Burke ha descritto sei elementi di opposizione tra conservatori e progressisti: (i) i primi difendono il principio di moralità, mentre i secondi aderiscono al principio del consenso; (ii) i primi difendono il principio di gerarchia, mentre i secondi aderiscono al principio di uguaglianza; (iii) i primi sostengono che non esiste una dottrina generale dei diritti dell’uomo senza un determinato contesto politico e senza doveri, mentre i secondi aderiscono alla dottrina dei diritti dell’uomo; (iv) i primi difendono quella che Chesterton avrebbe poi chiamato la “democrazia dei morti”, mentre i secondi aderiscono alla “democrazia dei vivi”; (v) i primi difendono il principio di proprietà, mentre i secondi aderiscono al principio di ridistribuzione; e (vi) i primi difendono il principio della vera religione, mentre i secondi aderiscono al principio del relativismo o dello scetticismo.

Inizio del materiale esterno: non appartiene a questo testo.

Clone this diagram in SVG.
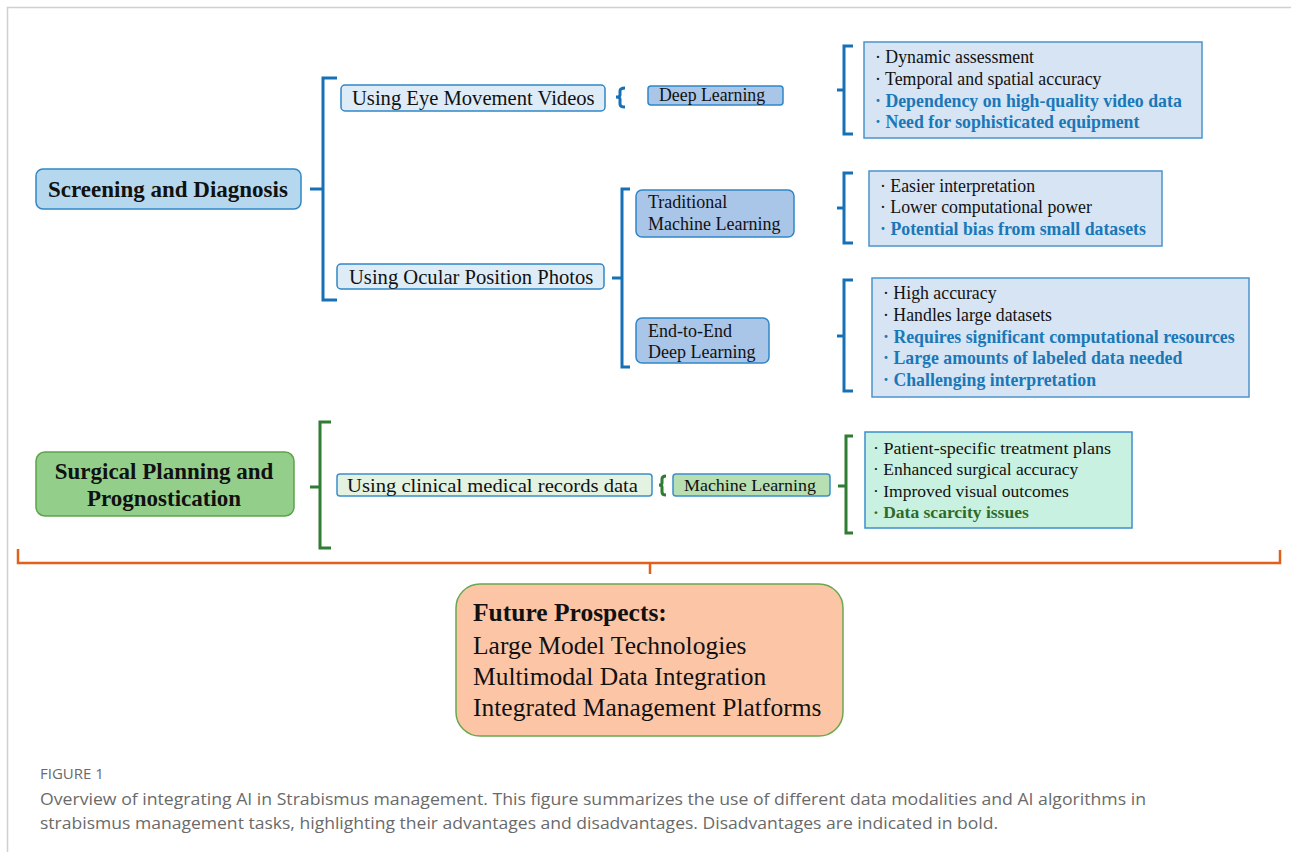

Commentando Burke, Kendall e Carey vedono il suffragio democratico come un’intensificazione del controllo sul governo.

Il caso degli Stati Uniti ha le sue specificità. La tradizione americana è incarnata da tre documenti redatti dai Padri Fondatori: la Dichiarazione d’Indipendenza, la Costituzione e il Federalismo.

Tuttavia, gli stessi criteri burkeani possono essere applicati sull’altra sponda dell’Atlantico. La diffusione dell’autorità e la difesa delle istituzioni intermedie è una regola generale valida per i conservatori, in Inghilterra, negli Stati Uniti e in generale. Così come la resistenza all’egualitarismo, alla libera impresa e a un minore intervento del governo nell’ordine economico, secondo i professori del tandem.

Infine, la quarta parte conclude che la divisione definitiva tra conservatori e progressisti è l’uguaglianza. Pertanto, un’avanzata dell’egualitarismo segna un certo declino dell’influenza conservatrice.